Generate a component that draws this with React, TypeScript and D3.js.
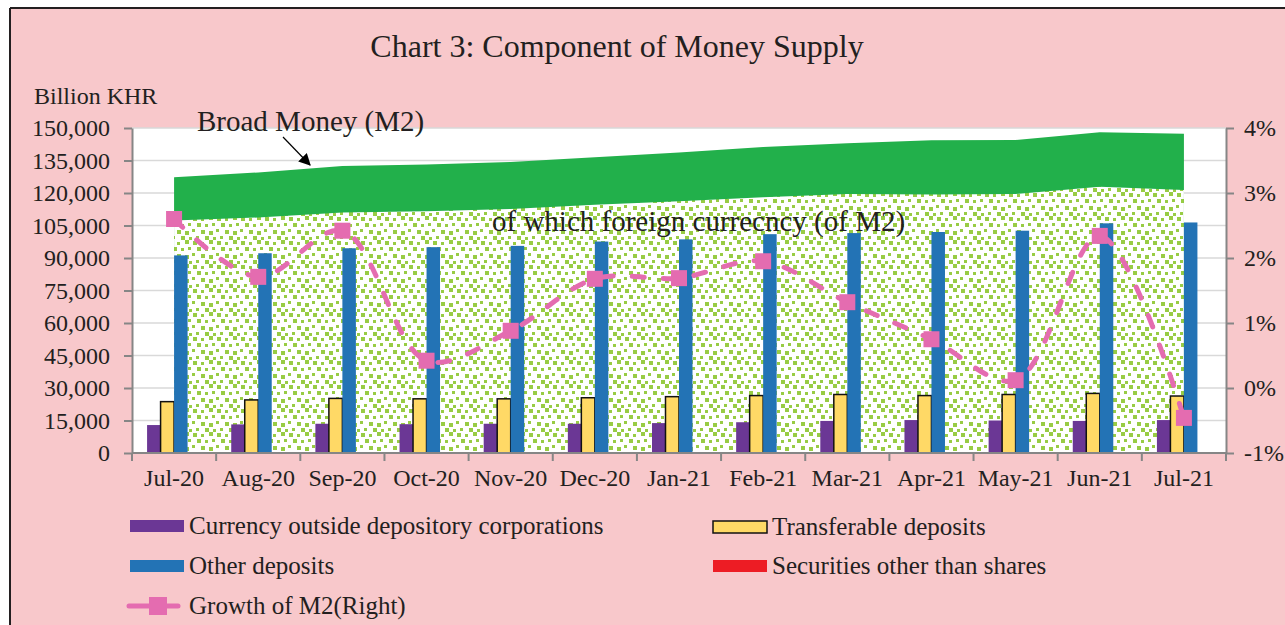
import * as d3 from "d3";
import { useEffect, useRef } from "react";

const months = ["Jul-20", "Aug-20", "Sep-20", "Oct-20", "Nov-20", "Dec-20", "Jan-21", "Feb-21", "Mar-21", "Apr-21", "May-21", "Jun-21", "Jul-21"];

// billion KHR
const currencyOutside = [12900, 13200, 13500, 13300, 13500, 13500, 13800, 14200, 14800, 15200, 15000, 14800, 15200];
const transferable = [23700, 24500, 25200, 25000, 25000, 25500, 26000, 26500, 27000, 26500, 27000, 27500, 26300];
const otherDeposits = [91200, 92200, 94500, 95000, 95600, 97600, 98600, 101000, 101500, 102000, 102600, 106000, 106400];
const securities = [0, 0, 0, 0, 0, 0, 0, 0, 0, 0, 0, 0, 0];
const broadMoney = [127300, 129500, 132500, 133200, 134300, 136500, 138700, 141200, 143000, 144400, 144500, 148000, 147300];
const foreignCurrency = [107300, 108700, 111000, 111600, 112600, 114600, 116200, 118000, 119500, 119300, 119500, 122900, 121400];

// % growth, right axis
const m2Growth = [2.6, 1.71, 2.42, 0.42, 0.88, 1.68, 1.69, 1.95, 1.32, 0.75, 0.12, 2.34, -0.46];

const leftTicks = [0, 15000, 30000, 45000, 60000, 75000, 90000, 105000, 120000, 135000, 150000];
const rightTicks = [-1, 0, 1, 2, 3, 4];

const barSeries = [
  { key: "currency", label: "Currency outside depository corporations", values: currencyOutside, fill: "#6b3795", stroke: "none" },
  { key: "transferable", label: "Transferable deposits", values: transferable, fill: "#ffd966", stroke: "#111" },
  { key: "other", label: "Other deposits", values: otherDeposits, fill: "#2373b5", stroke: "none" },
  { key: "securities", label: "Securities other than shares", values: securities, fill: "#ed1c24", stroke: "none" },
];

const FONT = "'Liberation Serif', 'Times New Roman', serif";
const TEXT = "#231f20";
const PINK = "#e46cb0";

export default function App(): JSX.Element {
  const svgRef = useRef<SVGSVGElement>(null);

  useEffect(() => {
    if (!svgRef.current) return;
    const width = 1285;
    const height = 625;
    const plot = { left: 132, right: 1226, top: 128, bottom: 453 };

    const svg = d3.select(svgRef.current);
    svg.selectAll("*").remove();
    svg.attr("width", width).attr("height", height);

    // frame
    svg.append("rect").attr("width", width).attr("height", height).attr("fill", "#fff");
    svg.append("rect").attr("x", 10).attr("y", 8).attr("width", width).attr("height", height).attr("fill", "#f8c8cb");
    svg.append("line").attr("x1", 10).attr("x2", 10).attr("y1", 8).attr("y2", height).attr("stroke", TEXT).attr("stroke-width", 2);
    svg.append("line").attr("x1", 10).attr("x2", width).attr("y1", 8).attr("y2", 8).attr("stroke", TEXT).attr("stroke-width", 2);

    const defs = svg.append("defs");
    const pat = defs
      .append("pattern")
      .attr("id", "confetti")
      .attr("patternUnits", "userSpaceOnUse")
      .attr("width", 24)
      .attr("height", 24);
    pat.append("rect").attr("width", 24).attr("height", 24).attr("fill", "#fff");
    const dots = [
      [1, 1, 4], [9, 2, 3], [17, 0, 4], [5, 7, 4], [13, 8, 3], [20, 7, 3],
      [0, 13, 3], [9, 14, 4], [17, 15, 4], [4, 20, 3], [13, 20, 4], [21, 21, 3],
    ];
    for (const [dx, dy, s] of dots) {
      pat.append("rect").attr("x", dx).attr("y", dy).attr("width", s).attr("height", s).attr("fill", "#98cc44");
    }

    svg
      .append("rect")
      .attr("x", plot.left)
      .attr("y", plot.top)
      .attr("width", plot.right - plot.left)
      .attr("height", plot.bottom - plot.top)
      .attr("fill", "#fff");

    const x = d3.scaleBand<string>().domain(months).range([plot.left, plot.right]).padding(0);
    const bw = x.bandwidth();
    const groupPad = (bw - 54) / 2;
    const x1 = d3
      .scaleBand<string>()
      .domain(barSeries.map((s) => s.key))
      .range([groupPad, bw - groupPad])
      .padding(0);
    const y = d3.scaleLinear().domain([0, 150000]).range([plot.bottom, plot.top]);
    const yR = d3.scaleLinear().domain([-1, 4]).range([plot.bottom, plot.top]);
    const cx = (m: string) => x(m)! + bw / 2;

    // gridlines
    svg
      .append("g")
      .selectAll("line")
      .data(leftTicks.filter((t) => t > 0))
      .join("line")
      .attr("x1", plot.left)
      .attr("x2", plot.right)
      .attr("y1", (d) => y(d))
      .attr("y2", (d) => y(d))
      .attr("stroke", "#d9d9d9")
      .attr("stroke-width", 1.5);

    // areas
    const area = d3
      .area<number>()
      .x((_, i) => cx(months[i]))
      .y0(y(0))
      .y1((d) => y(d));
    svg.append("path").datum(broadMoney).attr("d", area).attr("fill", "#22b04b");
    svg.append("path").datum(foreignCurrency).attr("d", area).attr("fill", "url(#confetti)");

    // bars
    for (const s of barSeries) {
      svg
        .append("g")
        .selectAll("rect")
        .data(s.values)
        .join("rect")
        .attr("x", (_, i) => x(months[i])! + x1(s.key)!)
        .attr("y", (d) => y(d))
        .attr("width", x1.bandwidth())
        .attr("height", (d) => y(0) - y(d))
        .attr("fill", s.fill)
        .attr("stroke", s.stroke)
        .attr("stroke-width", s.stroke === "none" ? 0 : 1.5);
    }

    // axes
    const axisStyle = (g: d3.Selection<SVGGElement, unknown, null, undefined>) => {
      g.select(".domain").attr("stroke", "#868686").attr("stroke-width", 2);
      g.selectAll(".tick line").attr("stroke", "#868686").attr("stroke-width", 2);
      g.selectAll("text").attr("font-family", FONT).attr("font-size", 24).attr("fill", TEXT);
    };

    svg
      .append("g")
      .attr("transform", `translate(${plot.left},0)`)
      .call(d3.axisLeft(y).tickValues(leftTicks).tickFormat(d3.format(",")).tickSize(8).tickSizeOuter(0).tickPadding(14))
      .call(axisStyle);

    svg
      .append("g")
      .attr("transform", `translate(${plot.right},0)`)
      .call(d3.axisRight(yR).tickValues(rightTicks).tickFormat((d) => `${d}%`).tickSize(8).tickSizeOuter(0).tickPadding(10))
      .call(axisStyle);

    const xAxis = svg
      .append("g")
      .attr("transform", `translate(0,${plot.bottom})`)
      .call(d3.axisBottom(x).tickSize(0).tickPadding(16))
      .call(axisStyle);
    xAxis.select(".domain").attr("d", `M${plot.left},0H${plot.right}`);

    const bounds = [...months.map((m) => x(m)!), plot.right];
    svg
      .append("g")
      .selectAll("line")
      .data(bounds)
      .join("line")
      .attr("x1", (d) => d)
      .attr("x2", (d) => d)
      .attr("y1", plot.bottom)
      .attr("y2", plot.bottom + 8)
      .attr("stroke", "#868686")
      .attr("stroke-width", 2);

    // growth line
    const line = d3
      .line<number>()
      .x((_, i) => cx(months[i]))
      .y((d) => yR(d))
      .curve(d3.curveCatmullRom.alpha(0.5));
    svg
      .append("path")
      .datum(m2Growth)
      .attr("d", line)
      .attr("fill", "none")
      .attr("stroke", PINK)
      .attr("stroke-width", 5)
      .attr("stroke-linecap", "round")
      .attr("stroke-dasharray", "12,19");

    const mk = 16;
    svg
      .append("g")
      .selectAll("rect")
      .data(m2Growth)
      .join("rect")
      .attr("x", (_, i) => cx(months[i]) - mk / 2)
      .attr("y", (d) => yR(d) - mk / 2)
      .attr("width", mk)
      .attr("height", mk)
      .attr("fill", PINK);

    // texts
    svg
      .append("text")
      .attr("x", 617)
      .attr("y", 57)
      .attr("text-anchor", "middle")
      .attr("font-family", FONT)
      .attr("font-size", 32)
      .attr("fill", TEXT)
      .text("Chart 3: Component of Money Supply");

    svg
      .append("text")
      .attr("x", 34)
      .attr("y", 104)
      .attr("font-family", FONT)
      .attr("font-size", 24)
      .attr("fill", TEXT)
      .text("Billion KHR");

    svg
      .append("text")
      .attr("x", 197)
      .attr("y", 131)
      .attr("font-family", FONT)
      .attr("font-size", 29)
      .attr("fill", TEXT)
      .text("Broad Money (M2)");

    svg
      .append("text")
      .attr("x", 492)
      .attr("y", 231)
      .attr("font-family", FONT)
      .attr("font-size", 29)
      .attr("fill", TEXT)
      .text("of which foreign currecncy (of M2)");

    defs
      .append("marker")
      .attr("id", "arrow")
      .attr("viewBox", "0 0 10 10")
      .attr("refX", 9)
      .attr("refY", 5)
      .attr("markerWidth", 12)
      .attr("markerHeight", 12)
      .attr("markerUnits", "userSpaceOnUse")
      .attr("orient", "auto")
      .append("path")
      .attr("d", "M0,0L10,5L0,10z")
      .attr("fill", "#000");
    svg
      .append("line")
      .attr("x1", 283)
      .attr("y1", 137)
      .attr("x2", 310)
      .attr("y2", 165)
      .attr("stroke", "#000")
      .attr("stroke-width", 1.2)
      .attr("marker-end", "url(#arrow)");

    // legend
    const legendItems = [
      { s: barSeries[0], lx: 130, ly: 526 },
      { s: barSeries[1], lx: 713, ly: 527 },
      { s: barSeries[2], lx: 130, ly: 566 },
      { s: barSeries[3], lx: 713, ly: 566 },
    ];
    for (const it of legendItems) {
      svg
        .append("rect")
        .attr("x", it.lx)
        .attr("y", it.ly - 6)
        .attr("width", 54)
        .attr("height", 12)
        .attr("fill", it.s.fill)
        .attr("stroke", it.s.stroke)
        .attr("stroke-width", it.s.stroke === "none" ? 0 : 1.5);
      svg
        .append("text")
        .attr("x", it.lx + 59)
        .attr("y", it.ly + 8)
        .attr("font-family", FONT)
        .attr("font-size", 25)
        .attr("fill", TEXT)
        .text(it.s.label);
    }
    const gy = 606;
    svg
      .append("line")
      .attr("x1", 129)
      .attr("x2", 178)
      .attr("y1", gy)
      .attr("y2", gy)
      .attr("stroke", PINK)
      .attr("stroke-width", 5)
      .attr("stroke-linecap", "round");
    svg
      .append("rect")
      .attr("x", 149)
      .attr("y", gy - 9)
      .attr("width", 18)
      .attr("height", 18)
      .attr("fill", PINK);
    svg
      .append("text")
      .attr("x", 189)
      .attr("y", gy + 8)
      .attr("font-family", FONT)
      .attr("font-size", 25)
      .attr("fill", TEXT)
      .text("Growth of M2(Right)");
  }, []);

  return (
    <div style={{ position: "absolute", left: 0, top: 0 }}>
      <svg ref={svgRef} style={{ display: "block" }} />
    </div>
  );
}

____________

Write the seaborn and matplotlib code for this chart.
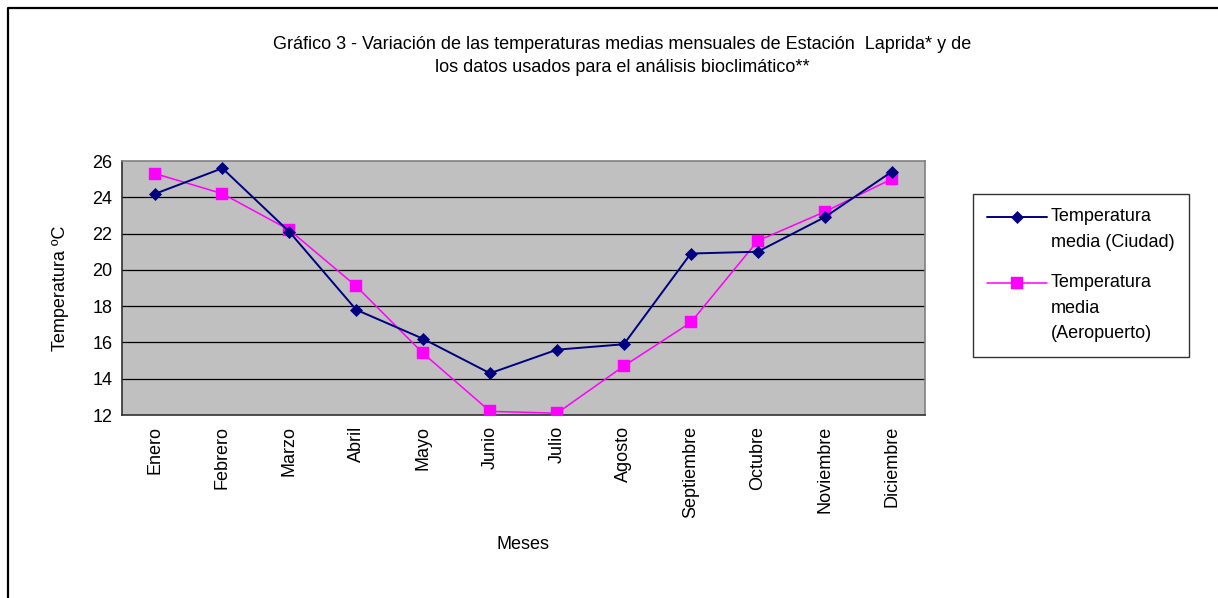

____________

Problem requirements » Skip every picture. Repeat the lines from the one with "Generate a component" through the one with "const rightTicks = [-1, 0, 1, 2, 3, 4];", both ends included.

Result for this exercise »
Generate a component that draws this with React, TypeScript and D3.js.
import * as d3 from "d3";
import { useEffect, useRef } from "react";

const months = ["Jul-20", "Aug-20", "Sep-20", "Oct-20", "Nov-20", "Dec-20", "Jan-21", "Feb-21", "Mar-21", "Apr-21", "May-21", "Jun-21", "Jul-21"];

// billion KHR
const currencyOutside = [12900, 13200, 13500, 13300, 13500, 13500, 13800, 14200, 14800, 15200, 15000, 14800, 15200];
const transferable = [23700, 24500, 25200, 25000, 25000, 25500, 26000, 26500, 27000, 26500, 27000, 27500, 26300];
const otherDeposits = [91200, 92200, 94500, 95000, 95600, 97600, 98600, 101000, 101500, 102000, 102600, 106000, 106400];
const securities = [0, 0, 0, 0, 0, 0, 0, 0, 0, 0, 0, 0, 0];
const broadMoney = [127300, 129500, 132500, 133200, 134300, 136500, 138700, 141200, 143000, 144400, 144500, 148000, 147300];
const foreignCurrency = [107300, 108700, 111000, 111600, 112600, 114600, 116200, 118000, 119500, 119300, 119500, 122900, 121400];

// % growth, right axis
const m2Growth = [2.6, 1.71, 2.42, 0.42, 0.88, 1.68, 1.69, 1.95, 1.32, 0.75, 0.12, 2.34, -0.46];

const leftTicks = [0, 15000, 30000, 45000, 60000, 75000, 90000, 105000, 120000, 135000, 150000];
const rightTicks = [-1, 0, 1, 2, 3, 4];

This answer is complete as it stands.